(SET PROBLEM): Render the material again word for word, skipping the pictures in it.

(DATA EXTRACT):
★ ★ ★ ★ ★ ★ ★
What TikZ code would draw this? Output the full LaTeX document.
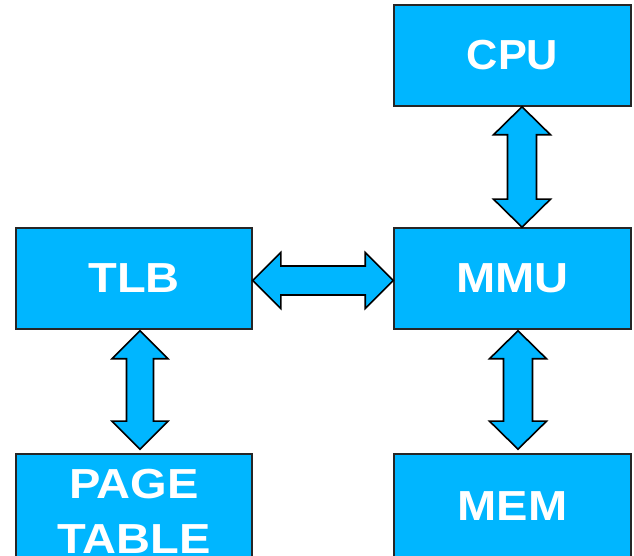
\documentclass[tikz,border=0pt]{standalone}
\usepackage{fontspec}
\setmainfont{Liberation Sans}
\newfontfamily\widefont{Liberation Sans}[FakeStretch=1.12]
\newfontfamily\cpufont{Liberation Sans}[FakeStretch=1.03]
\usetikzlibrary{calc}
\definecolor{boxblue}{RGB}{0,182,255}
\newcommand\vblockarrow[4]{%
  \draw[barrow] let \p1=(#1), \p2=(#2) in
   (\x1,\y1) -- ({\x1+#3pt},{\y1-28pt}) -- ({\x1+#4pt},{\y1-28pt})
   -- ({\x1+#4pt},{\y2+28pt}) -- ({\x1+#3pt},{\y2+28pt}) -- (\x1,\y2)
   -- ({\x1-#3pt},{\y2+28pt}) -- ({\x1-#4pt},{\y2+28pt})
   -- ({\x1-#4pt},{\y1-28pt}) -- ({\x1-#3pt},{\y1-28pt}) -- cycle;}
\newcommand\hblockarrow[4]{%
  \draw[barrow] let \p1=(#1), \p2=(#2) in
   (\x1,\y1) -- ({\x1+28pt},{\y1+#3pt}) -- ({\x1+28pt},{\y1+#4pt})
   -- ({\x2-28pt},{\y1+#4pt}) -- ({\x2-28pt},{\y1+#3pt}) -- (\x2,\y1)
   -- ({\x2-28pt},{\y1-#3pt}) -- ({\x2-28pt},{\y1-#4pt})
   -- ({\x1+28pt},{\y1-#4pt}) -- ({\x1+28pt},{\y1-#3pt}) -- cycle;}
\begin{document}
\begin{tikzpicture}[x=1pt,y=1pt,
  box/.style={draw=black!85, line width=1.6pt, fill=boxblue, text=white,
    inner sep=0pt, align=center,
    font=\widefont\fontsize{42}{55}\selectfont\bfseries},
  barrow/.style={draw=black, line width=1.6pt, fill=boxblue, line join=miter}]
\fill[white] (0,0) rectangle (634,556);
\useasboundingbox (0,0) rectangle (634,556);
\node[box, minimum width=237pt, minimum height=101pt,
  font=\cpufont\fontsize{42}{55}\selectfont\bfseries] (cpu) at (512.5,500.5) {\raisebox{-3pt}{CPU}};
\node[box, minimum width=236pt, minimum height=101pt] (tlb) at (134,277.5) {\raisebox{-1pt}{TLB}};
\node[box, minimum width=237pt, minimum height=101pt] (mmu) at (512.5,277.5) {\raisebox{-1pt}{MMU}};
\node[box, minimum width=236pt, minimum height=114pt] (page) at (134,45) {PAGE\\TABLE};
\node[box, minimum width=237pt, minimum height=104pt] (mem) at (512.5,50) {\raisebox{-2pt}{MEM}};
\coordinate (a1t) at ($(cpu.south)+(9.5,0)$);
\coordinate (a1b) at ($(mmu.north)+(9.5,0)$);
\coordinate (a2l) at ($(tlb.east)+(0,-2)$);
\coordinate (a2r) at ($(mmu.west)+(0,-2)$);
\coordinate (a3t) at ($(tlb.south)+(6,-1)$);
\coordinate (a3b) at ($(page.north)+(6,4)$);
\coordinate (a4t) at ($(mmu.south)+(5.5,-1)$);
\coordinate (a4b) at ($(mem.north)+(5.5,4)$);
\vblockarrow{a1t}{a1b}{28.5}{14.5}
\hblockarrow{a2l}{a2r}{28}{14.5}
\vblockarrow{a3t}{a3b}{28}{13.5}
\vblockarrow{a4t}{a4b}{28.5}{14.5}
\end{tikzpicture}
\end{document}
★ ★ ★ ★ ★ ★ ★
(EXERCISE OUTPUT):
What TikZ code would draw this? Output the full LaTeX document.
\documentclass[tikz,border=0pt]{standalone}
\usepackage{fontspec}
\setmainfont{Liberation Sans}
\newfontfamily\widefont{Liberation Sans}[FakeStretch=1.12]
\newfontfamily\cpufont{Liberation Sans}[FakeStretch=1.03]
\usetikzlibrary{calc}
\definecolor{boxblue}{RGB}{0,182,255}
\newcommand\vblockarrow[4]{%
  \draw[barrow] let \p1=(#1), \p2=(#2) in
   (\x1,\y1) -- ({\x1+#3pt},{\y1-28pt}) -- ({\x1+#4pt},{\y1-28pt})
   -- ({\x1+#4pt},{\y2+28pt}) -- ({\x1+#3pt},{\y2+28pt}) -- (\x1,\y2)
   -- ({\x1-#3pt},{\y2+28pt}) -- ({\x1-#4pt},{\y2+28pt})
   -- ({\x1-#4pt},{\y1-28pt}) -- ({\x1-#3pt},{\y1-28pt}) -- cycle;}
\newcommand\hblockarrow[4]{%
  \draw[barrow] let \p1=(#1), \p2=(#2) in
   (\x1,\y1) -- ({\x1+28pt},{\y1+#3pt}) -- ({\x1+28pt},{\y1+#4pt})
   -- ({\x2-28pt},{\y1+#4pt}) -- ({\x2-28pt},{\y1+#3pt}) -- (\x2,\y1)
   -- ({\x2-28pt},{\y1-#3pt}) -- ({\x2-28pt},{\y1-#4pt})
   -- ({\x1+28pt},{\y1-#4pt}) -- ({\x1+28pt},{\y1-#3pt}) -- cycle;}
\begin{document}
\begin{tikzpicture}[x=1pt,y=1pt,
  box/.style={draw=black!85, line width=1.6pt, fill=boxblue, text=white,
    inner sep=0pt, align=center,
    font=\widefont\fontsize{42}{55}\selectfont\bfseries},
  barrow/.style={draw=black, line width=1.6pt, fill=boxblue, line join=miter}]
\fill[white] (0,0) rectangle (634,556);
\useasboundingbox (0,0) rectangle (634,556);
\node[box, minimum width=237pt, minimum height=101pt,
  font=\cpufont\fontsize{42}{55}\selectfont\bfseries] (cpu) at (512.5,500.5) {\raisebox{-3pt}{CPU}};
\node[box, minimum width=236pt, minimum height=101pt] (tlb) at (134,277.5) {\raisebox{-1pt}{TLB}};
\node[box, minimum width=237pt, minimum height=101pt] (mmu) at (512.5,277.5) {\raisebox{-1pt}{MMU}};
\node[box, minimum width=236pt, minimum height=114pt] (page) at (134,45) {PAGE\\TABLE};
\node[box, minimum width=237pt, minimum height=104pt] (mem) at (512.5,50) {\raisebox{-2pt}{MEM}};
\coordinate (a1t) at ($(cpu.south)+(9.5,0)$);
\coordinate (a1b) at ($(mmu.north)+(9.5,0)$);
\coordinate (a2l) at ($(tlb.east)+(0,-2)$);
\coordinate (a2r) at ($(mmu.west)+(0,-2)$);
\coordinate (a3t) at ($(tlb.south)+(6,-1)$);
\coordinate (a3b) at ($(page.north)+(6,4)$);
\coordinate (a4t) at ($(mmu.south)+(5.5,-1)$);
\coordinate (a4b) at ($(mem.north)+(5.5,4)$);
\vblockarrow{a1t}{a1b}{28.5}{14.5}
\hblockarrow{a2l}{a2r}{28}{14.5}
\vblockarrow{a3t}{a3b}{28}{13.5}
\vblockarrow{a4t}{a4b}{28.5}{14.5}
\end{tikzpicture}
\end{document}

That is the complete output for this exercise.